Keywords: headlines, posters, logotypes, packaging, signage, industrial, playful, retro, stencil-like, arcade, high impact, graphic texture, constructed forms, quirky display, blocky, rounded corners, slab-like, geometric, heavyweight.
A heavy, block-constructed display face with broad proportions and softened outer corners. The letterforms are built from chunky rectangular masses with frequent right-angle cuts and occasional stepped or notched joins, giving a modular, engineered feel. Counters and apertures are often reduced to small square/rectangular voids or nearly pinched shut, producing dense silhouettes and a strong ink-trap/stencil-like rhythm in places. Spacing and widths vary noticeably across glyphs, reinforcing an irregular, punchy texture in words and lines of text.
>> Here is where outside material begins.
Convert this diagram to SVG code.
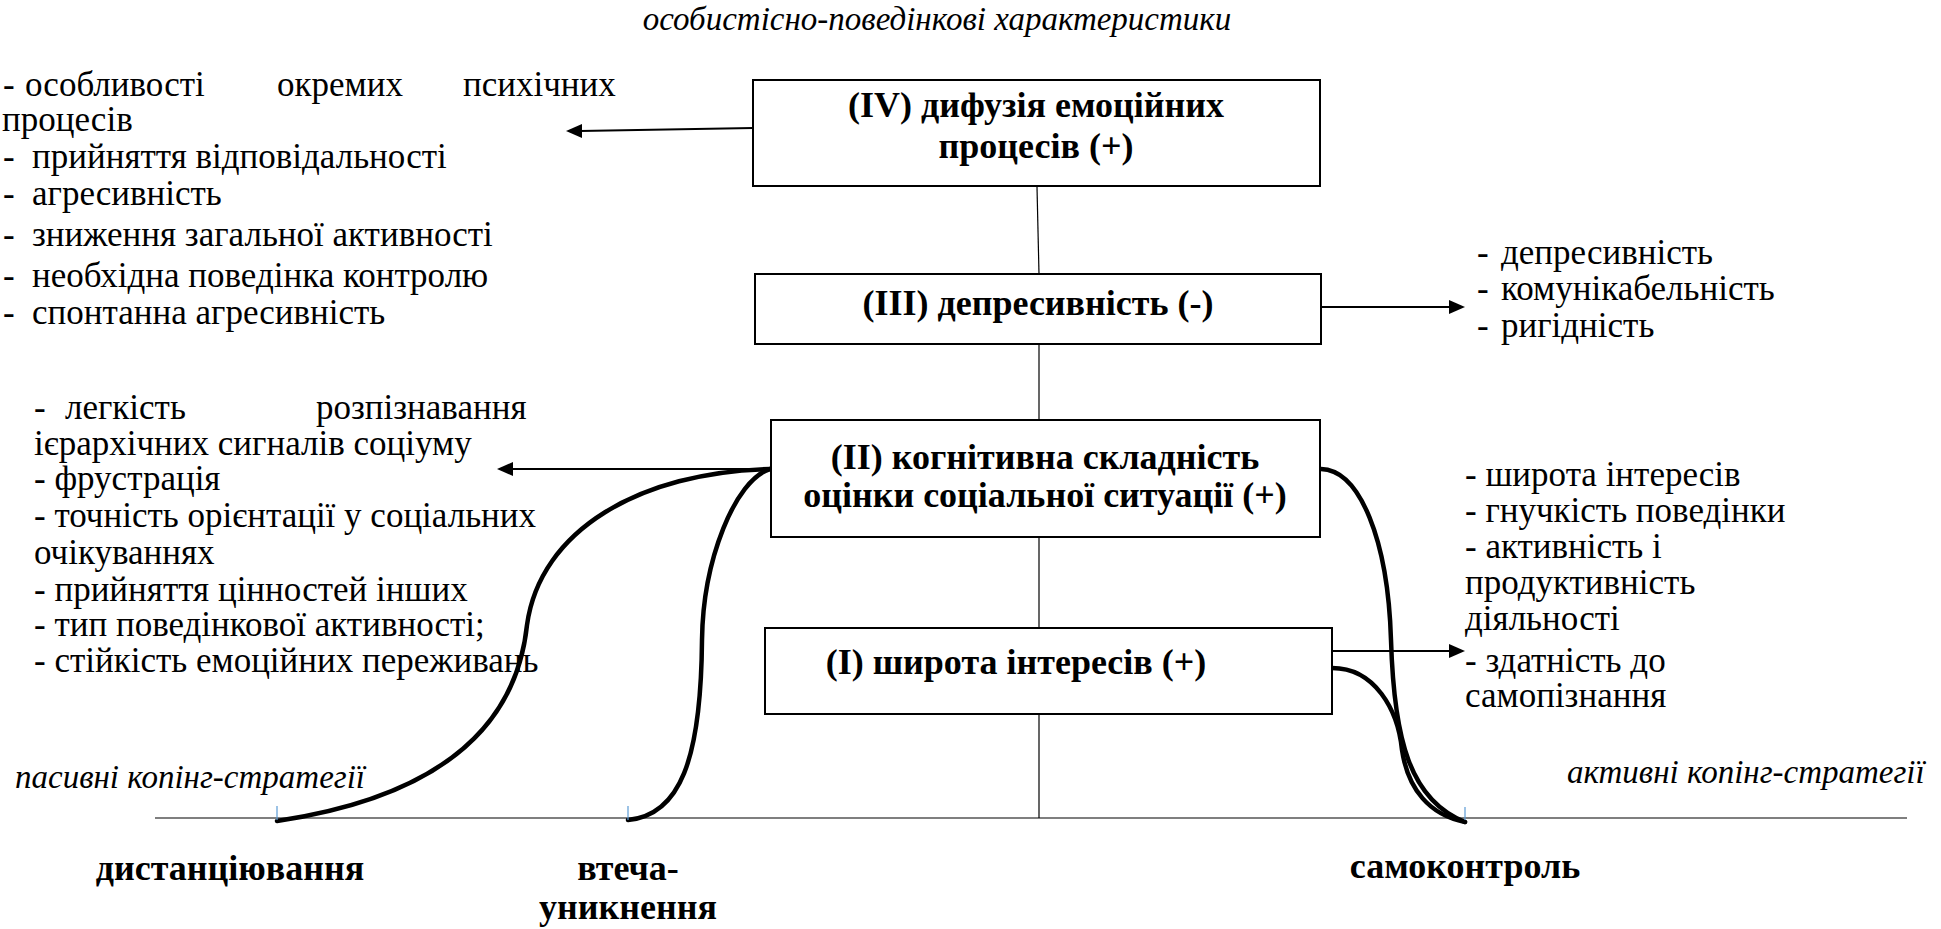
<svg xmlns="http://www.w3.org/2000/svg" width="1941" height="929" viewBox="0 0 1941 929">
<rect width="1941" height="929" fill="#fff"/>

<text x="937" y="30" text-anchor="middle" font-family="Liberation Serif" font-size="33" font-style="italic" style="font-family:'Liberation Serif',serif !important">особистісно-поведінкові характеристики</text>

<g id="connectors" fill="none" stroke="#000">
<g stroke-width="1.2">
<line x1="155" y1="818" x2="1907" y2="818"/>
<line x1="1037" y1="187" x2="1039" y2="274"/>
<line x1="1039" y1="344" x2="1039" y2="420"/>
<line x1="1039" y1="537" x2="1039" y2="628"/>
<line x1="1039" y1="714" x2="1039" y2="818"/>
</g>
<g stroke-width="2.2">
<line x1="753" y1="128" x2="580" y2="131"/>
<line x1="1321" y1="307" x2="1451" y2="307"/>
<line x1="771" y1="469" x2="511" y2="469"/>
<line x1="1332" y1="651" x2="1451" y2="651"/>
</g>
<g fill="#000" stroke="none">
<polygon points="566,131 582,124 582,138"/>
<polygon points="1465,307 1449,300 1449,314"/>
<polygon points="497,469 513,462 513,476"/>
<polygon points="1465,651 1449,644 1449,658"/>
</g>
<g stroke-width="4.5" stroke-linecap="round">
<path d="M770,469 C640,472 540,530 527,625 C517,720 450,795 277,821"/>
<path d="M770,469 C735,480 703,560 702,640 C701,760 680,815 628,820"/>
<path d="M1321,469 C1360,470 1388,540 1391,640 C1394,740 1410,800 1465,822"/>
<path d="M1332,668 C1375,668 1398,710 1402,750 C1408,790 1430,815 1465,822"/>
</g>
<g stroke="#5b9bd5" stroke-width="1.2">
<line x1="277" y1="806" x2="277" y2="820"/>
<line x1="628" y1="806" x2="628" y2="820"/>
<line x1="1465" y1="807" x2="1465" y2="820"/>
</g>
</g>

<g id="node-iv">
<rect x="753" y="80" width="567" height="106" fill="#fff" stroke="#000" stroke-width="2"/>
<text x="1036" y="117" text-anchor="middle" font-family="Liberation Serif" font-size="36" font-weight="bold" style="font-family:'Liberation Serif',serif !important">(IV) дифузія емоційних</text>
<text x="1036" y="158" text-anchor="middle" font-family="Liberation Serif" font-size="36" font-weight="bold" style="font-family:'Liberation Serif',serif !important">процесів (+)</text>
</g>
<g id="node-iii">
<rect x="755" y="274" width="566" height="70" fill="#fff" stroke="#000" stroke-width="2"/>
<text x="1038" y="315" text-anchor="middle" font-family="Liberation Serif" font-size="36" font-weight="bold" style="font-family:'Liberation Serif',serif !important">(III) депресивність (-)</text>
</g>
<g id="node-ii">
<rect x="771" y="420" width="549" height="117" fill="#fff" stroke="#000" stroke-width="2"/>
<text x="1045" y="469" text-anchor="middle" font-family="Liberation Serif" font-size="36" font-weight="bold" style="font-family:'Liberation Serif',serif !important">(II) когнітивна складність</text>
<text x="1045" y="507" text-anchor="middle" font-family="Liberation Serif" font-size="36" font-weight="bold" style="font-family:'Liberation Serif',serif !important">оцінки соціальної ситуації (+)</text>
</g>
<g id="node-i">
<rect x="765" y="628" width="567" height="86" fill="#fff" stroke="#000" stroke-width="2"/>
<text x="1016" y="674" text-anchor="middle" font-family="Liberation Serif" font-size="36" font-weight="bold" style="font-family:'Liberation Serif',serif !important">(I) широта інтересів (+)</text>
</g>

<g id="list-iv">
<text y="96" font-family="Liberation Serif" font-size="35" style="font-family:'Liberation Serif',serif !important"><tspan x="3">-</tspan><tspan x="25">особливості</tspan><tspan x="277">окремих</tspan><tspan x="463">психічних</tspan></text>
<text x="2" y="131" font-family="Liberation Serif" font-size="35" style="font-family:'Liberation Serif',serif !important">процесів</text>
<text y="168" font-family="Liberation Serif" font-size="35" style="font-family:'Liberation Serif',serif !important"><tspan x="3">-</tspan><tspan x="32">прийняття відповідальності</tspan></text>
<text y="205" font-family="Liberation Serif" font-size="35" style="font-family:'Liberation Serif',serif !important"><tspan x="3">-</tspan><tspan x="32">агресивність</tspan></text>
<text y="246" font-family="Liberation Serif" font-size="35" style="font-family:'Liberation Serif',serif !important"><tspan x="3">-</tspan><tspan x="32">зниження загальної активності</tspan></text>
<text y="287" font-family="Liberation Serif" font-size="35" style="font-family:'Liberation Serif',serif !important"><tspan x="3">-</tspan><tspan x="32">необхідна поведінка контролю</tspan></text>
<text y="324" font-family="Liberation Serif" font-size="35" style="font-family:'Liberation Serif',serif !important"><tspan x="3">-</tspan><tspan x="32">спонтанна агресивність</tspan></text>
</g>

<g id="list-iii">
<text y="264" font-family="Liberation Serif" font-size="35" style="font-family:'Liberation Serif',serif !important"><tspan x="1477">-</tspan><tspan x="1501">депресивність</tspan></text>
<text y="300" font-family="Liberation Serif" font-size="35" style="font-family:'Liberation Serif',serif !important"><tspan x="1477">-</tspan><tspan x="1501">комунікабельність</tspan></text>
<text y="337" font-family="Liberation Serif" font-size="35" style="font-family:'Liberation Serif',serif !important"><tspan x="1477">-</tspan><tspan x="1501">ригідність</tspan></text>
</g>

<g id="list-ii">
<text y="419" font-family="Liberation Serif" font-size="35" style="font-family:'Liberation Serif',serif !important"><tspan x="34">-</tspan><tspan x="65">легкість</tspan><tspan x="316">розпізнавання</tspan></text>
<text x="34" y="455" font-family="Liberation Serif" font-size="35" style="font-family:'Liberation Serif',serif !important">ієрархічних сигналів соціуму</text>
<text x="34" y="490" font-family="Liberation Serif" font-size="35" style="font-family:'Liberation Serif',serif !important">- фрустрація</text>
<text x="34" y="527" font-family="Liberation Serif" font-size="35" style="font-family:'Liberation Serif',serif !important">- точність орієнтації у соціальних</text>
<text x="34" y="564" font-family="Liberation Serif" font-size="35" style="font-family:'Liberation Serif',serif !important">очікуваннях</text>
<text x="34" y="601" font-family="Liberation Serif" font-size="35" style="font-family:'Liberation Serif',serif !important">- прийняття цінностей інших</text>
<text x="34" y="636" font-family="Liberation Serif" font-size="35" style="font-family:'Liberation Serif',serif !important">- тип поведінкової активності;</text>
<text x="34" y="672" font-family="Liberation Serif" font-size="35" style="font-family:'Liberation Serif',serif !important">- стійкість емоційних переживань</text>
</g>

<g id="list-i">
<text x="1465" y="486" font-family="Liberation Serif" font-size="35" style="font-family:'Liberation Serif',serif !important">- широта інтересів</text>
<text x="1465" y="522" font-family="Liberation Serif" font-size="35" style="font-family:'Liberation Serif',serif !important">- гнучкість поведінки</text>
<text x="1465" y="558" font-family="Liberation Serif" font-size="35" style="font-family:'Liberation Serif',serif !important">- активність і</text>
<text x="1465" y="594" font-family="Liberation Serif" font-size="35" style="font-family:'Liberation Serif',serif !important">продуктивність</text>
<text x="1465" y="630" font-family="Liberation Serif" font-size="35" style="font-family:'Liberation Serif',serif !important">діяльності</text>
<text x="1465" y="672" font-family="Liberation Serif" font-size="35" style="font-family:'Liberation Serif',serif !important">- здатність до</text>
<text x="1465" y="707" font-family="Liberation Serif" font-size="35" style="font-family:'Liberation Serif',serif !important">самопізнання</text>
</g>

<g id="axis-labels">
<text x="15" y="788" font-family="Liberation Serif" font-size="33" font-style="italic" style="font-family:'Liberation Serif',serif !important">пасивні копінг-стратегії</text>
<text x="1567" y="783" font-family="Liberation Serif" font-size="33" font-style="italic" style="font-family:'Liberation Serif',serif !important">активні копінг-стратегії</text>
<text x="230" y="880" text-anchor="middle" font-family="Liberation Serif" font-size="36" font-weight="bold" style="font-family:'Liberation Serif',serif !important">дистанціювання</text>
<text x="628" y="880" text-anchor="middle" font-family="Liberation Serif" font-size="36" font-weight="bold" style="font-family:'Liberation Serif',serif !important">втеча-</text>
<text x="628" y="919" text-anchor="middle" font-family="Liberation Serif" font-size="36" font-weight="bold" style="font-family:'Liberation Serif',serif !important">уникнення</text>
<text x="1465" y="878" text-anchor="middle" font-family="Liberation Serif" font-size="36" font-weight="bold" style="font-family:'Liberation Serif',serif !important">самоконтроль</text>
</g>
</svg>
Best suited to short, high-impact settings such as posters, headlines, event graphics, game/arcade-inspired visuals, packaging, and bold signage where its dense forms can be appreciated at larger sizes. It can also work for logo wordmarks that want a stout, industrial-meets-playful character, but is less appropriate for long reading or small UI text due to tight apertures and heavy mass.
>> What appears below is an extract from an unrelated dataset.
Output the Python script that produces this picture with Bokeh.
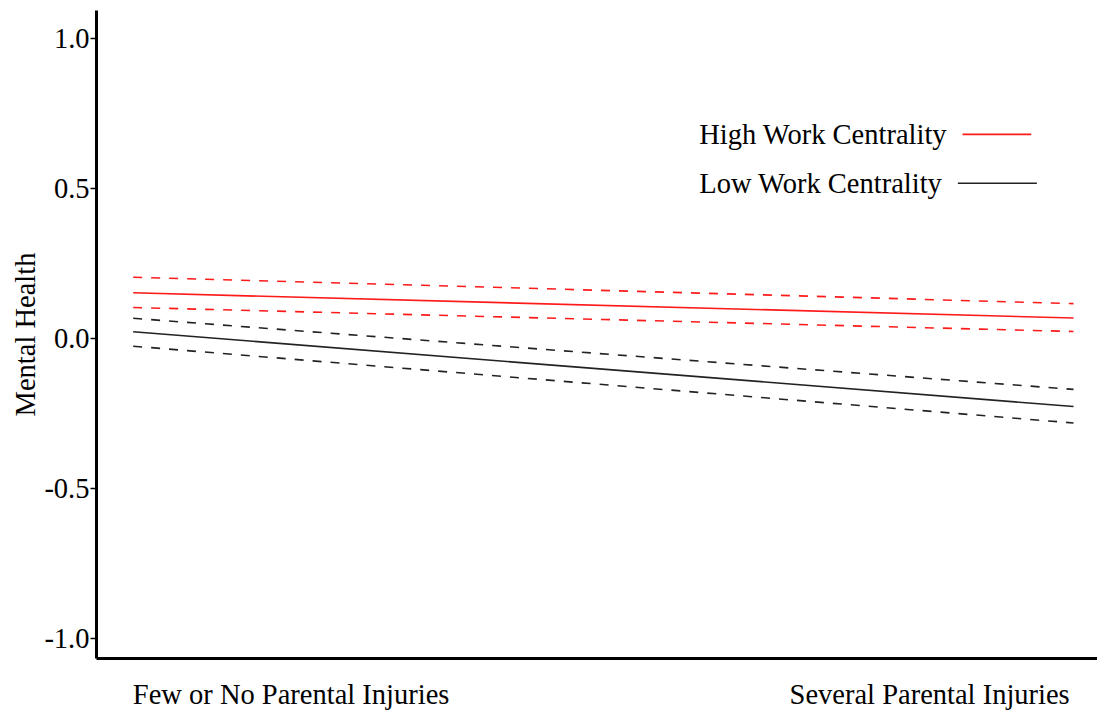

The overall tone is loud, tough, and playful—part industrial signage, part arcade/techno poster. Its compact internal openings and squared-off geometry create an assertive, almost armored presence, while the rounded corners keep it from feeling purely mechanical. The result reads as energetic and attention-grabbing, with a slightly quirky, novelty edge.
This design appears intended to maximize visual impact through solid, simplified shapes and compressed internal detail, creating distinctive silhouettes that hold together as graphic elements. The irregular widths and cut-in notches suggest an aim toward a stylized, constructed look rather than strict typographic neutrality.
In the sample text, the collapsed interiors and small counters can merge at smaller sizes, so the face benefits from generous sizing and simpler backgrounds. Numerals and capitals maintain the same chunky construction, supporting bold, uniform headline systems across mixed-case and numeric settings.